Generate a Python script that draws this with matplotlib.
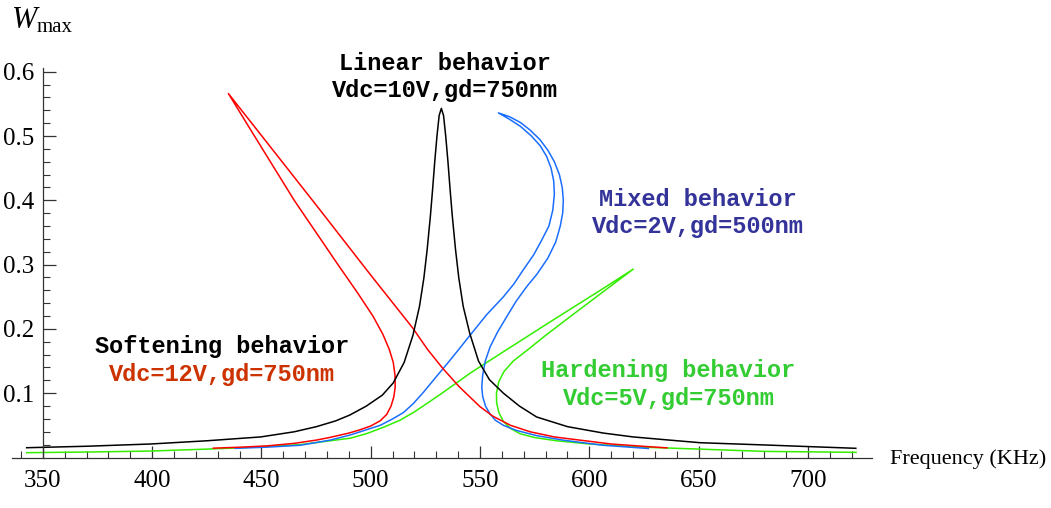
import numpy as np
import matplotlib
matplotlib.use("Agg")
import matplotlib.pyplot as plt
from matplotlib.ticker import FixedLocator

# Linear behavior (Vdc=10V, gd=750nm)
black_f = [342.6, 370, 399.3, 425, 449.7, 465, 475.2, 484, 490.4, 498, 505.3, 510.3, 515.3,
           519.3, 522.3, 524.3, 525.8, 527.3, 528.3, 529.3, 530.3, 531.3, 532.3, 533.3,
           534.3, 535.3, 536.3, 537.3, 538.8, 540.3, 542.3, 545.3, 549.3, 554.3, 560.7,
           568, 575.9, 590, 606.4, 620, 636.9, 650.7, 681, 700, 721.9]
black_w = [0.0152, 0.0175, 0.021, 0.026, 0.032, 0.040, 0.048, 0.057, 0.066, 0.080, 0.097, 0.116, 0.148,
           0.190, 0.235, 0.279, 0.323, 0.376, 0.417, 0.461, 0.500, 0.532, 0.543, 0.532,
           0.500, 0.461, 0.417, 0.376, 0.323, 0.279, 0.235, 0.193, 0.150, 0.121, 0.100,
           0.080, 0.063, 0.048, 0.038, 0.032, 0.027, 0.023, 0.0194, 0.017, 0.0143]

# Softening behavior (Vdc=12V, gd=750nm)
red_f = [428, 440, 452.4, 465, 475, 481, 490, 495, 500, 504.3, 507.3, 509.3, 510.6, 511.2,
         511.1, 510.3, 508.5, 505.5, 501, 494, 485, 475, 465, 455, 445, 434.9,
         453.9, 476.8, 499.7, 519.3, 526, 533.1, 540.5, 545.4, 550, 556, 564, 572.9,
         584, 595.7, 610, 626.3, 635.5]
red_w = [0.0145, 0.016, 0.018, 0.022, 0.027, 0.031, 0.038, 0.043, 0.049, 0.057, 0.067, 0.080, 0.095, 0.110,
         0.128, 0.148, 0.168, 0.192, 0.220, 0.256, 0.300, 0.350, 0.400, 0.455, 0.510, 0.566,
         0.484, 0.385, 0.285, 0.201, 0.168, 0.138, 0.110, 0.094, 0.079, 0.064, 0.050, 0.040,
         0.032, 0.027, 0.021, 0.017, 0.015]

# Mixed behavior (Vdc=2V, gd=500nm)
blue_f = [438, 452, 467.7, 481.4, 490.6, 497, 504.3, 510, 515, 519.5, 524, 528.6, 535, 540,
          545.4, 553, 560.7, 565.5, 569.8, 574.5, 578.2, 581.5, 583.3, 584, 583.7, 582.5,
          580.5, 577.5, 573.5, 568.5, 563.5, 558.4,
          563.5, 568.5, 573, 577.5, 581, 584, 586.3, 587.6, 588.1, 587.8, 586.7, 584.6,
          581, 576, 571.4, 566.5, 562.2, 558, 554.6, 552.4, 551.2, 550.8, 551.2, 552.5,
          554.5, 557, 560.7, 566.8, 575.9, 588, 606.4, 627]
blue_w = [0.0143, 0.016, 0.019, 0.027, 0.035, 0.042, 0.050, 0.060, 0.070, 0.084, 0.101, 0.120, 0.146, 0.167,
          0.190, 0.222, 0.250, 0.270, 0.292, 0.315, 0.338, 0.360, 0.385, 0.410, 0.430, 0.450,
          0.468, 0.485, 0.500, 0.515, 0.526, 0.536,
          0.530, 0.521, 0.509, 0.494, 0.478, 0.460, 0.440, 0.420, 0.400, 0.380, 0.360, 0.335,
          0.310, 0.285, 0.266, 0.243, 0.219, 0.195, 0.172, 0.150, 0.128, 0.110, 0.095, 0.080,
          0.068, 0.058, 0.050, 0.042, 0.034, 0.027, 0.019, 0.014]

# Hardening behavior (Vdc=5V, gd=750nm)
green_f = [342.6, 370, 399, 421.9, 440, 467.7, 481.4, 490.6, 498, 505.8, 513.4, 520, 527, 533,
           540.9, 545.4, 560, 583.5, 605, 620.1,
           606, 591.2, 580, 572, 565.2, 561, 558.6, 557.5, 557.6, 558.6, 560.7, 564, 568.3,
           575, 585, 600, 625, 650.7, 680, 700, 722]
green_w = [0.0075, 0.0085, 0.010, 0.0127, 0.015, 0.020, 0.026, 0.030, 0.037, 0.047, 0.058, 0.071, 0.087, 0.101,
           0.120, 0.131, 0.163, 0.214, 0.260, 0.293,
           0.257, 0.219, 0.190, 0.168, 0.150, 0.134, 0.118, 0.100, 0.085, 0.070, 0.056, 0.045, 0.037,
           0.031, 0.026, 0.021, 0.016, 0.013, 0.0095, 0.0088, 0.008]

x_major = [350, 400, 450, 500, 550, 600, 650, 700]
y_major = [0.1, 0.2, 0.3, 0.4, 0.5, 0.6]

W, H = 1051, 508
fig = plt.figure(figsize=(W / 100, H / 100), dpi=100)
ax = fig.add_axes([12 / W, (H - 457.5) / H, 860 / W, (457.5 - 68) / H])

ax.plot(green_f, green_w, color="#33ee00", lw=1.1)
ax.plot(blue_f, blue_w, color="#1a6eff", lw=1.1)
ax.plot(red_f, red_w, color="#ff0000", lw=1.1)
ax.plot(black_f, black_w, color="black", lw=1.1)

ax.set_xlim(335.9, 729.3)
ax.set_ylim(0, 0.6058)

for s in ["top", "right"]:
    ax.spines[s].set_visible(False)
ax.spines["left"].set_position(("data", 350))
ax.spines["bottom"].set_position(("data", 0))
for s in ["left", "bottom"]:
    ax.spines[s].set_color("#333333")
    ax.spines[s].set_linewidth(0.9)

ax.xaxis.set_major_locator(FixedLocator(x_major))
ax.xaxis.set_minor_locator(FixedLocator([v for v in range(340, 730, 10) if v % 50]))
ax.yaxis.set_major_locator(FixedLocator(y_major))
ax.yaxis.set_minor_locator(FixedLocator([round(v, 2) for v in np.arange(0.02, 0.6, 0.02)
                                         if round(v * 100) % 10]))
ax.set_xticklabels([str(v) for v in x_major])
ax.set_yticklabels(["%.1f" % v for v in y_major])

ax.tick_params(which="major", direction="in", length=9, width=0.9, color="#333333")
ax.tick_params(which="minor", direction="in", length=5, width=0.8, color="#333333")
ax.tick_params(axis="x", which="major", pad=9)
ax.tick_params(axis="y", which="major", pad=6)
for lab in ax.get_xticklabels() + ax.get_yticklabels():
    lab.set_fontfamily("Liberation Serif")
    lab.set_fontsize(18)


def px(x, y):
    return x / W, 1 - y / H


# axis labels
fig.text(*px(12, 21), "W", family="Liberation Serif", style="italic", fontsize=22,
         ha="left", va="center")
fig.text(*px(37, 27), "max", family="Liberation Serif", fontsize=15, ha="left", va="center")
fig.text(*px(890, 459), "Frequency (KHz)", family="Liberation Serif", fontsize=16,
         ha="left", va="center")

# annotations
mono = dict(family="Liberation Mono", weight="bold", fontsize=17, ha="center", va="center")
fig.text(*px(445, 64), "Linear behavior", color="black", **mono)
fig.text(*px(445, 90), "Vdc=10V,gd=750nm", color="black", **mono)
fig.text(*px(698, 200), "Mixed behavior", color="#333399", **mono)
fig.text(*px(698, 227), "Vdc=2V,gd=500nm", color="#333399", **mono)
fig.text(*px(222, 346), "Softening behavior", color="black", **mono)
fig.text(*px(222, 374), "Vdc=12V,gd=750nm", color="#cc3300", **mono)
fig.text(*px(668, 371), "Hardening behavior", color="#33cc33", **mono)
fig.text(*px(669, 398), "Vdc=5V,gd=750nm", color="#33cc33", **mono)

fig.savefig("out.png", dpi=100)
------------------------------------------------------------------------
**WRITTEN TASK**
Write out each line of the listing above, exactly, from its first line to the line holding "from matplotlib.ticker import FixedLocator", inclusive. Skip the pictures.

**TASK OUTPUT**
Generate a Python script that draws this with matplotlib.
import numpy as np
import matplotlib
matplotlib.use("Agg")
import matplotlib.pyplot as plt
from matplotlib.ticker import FixedLocator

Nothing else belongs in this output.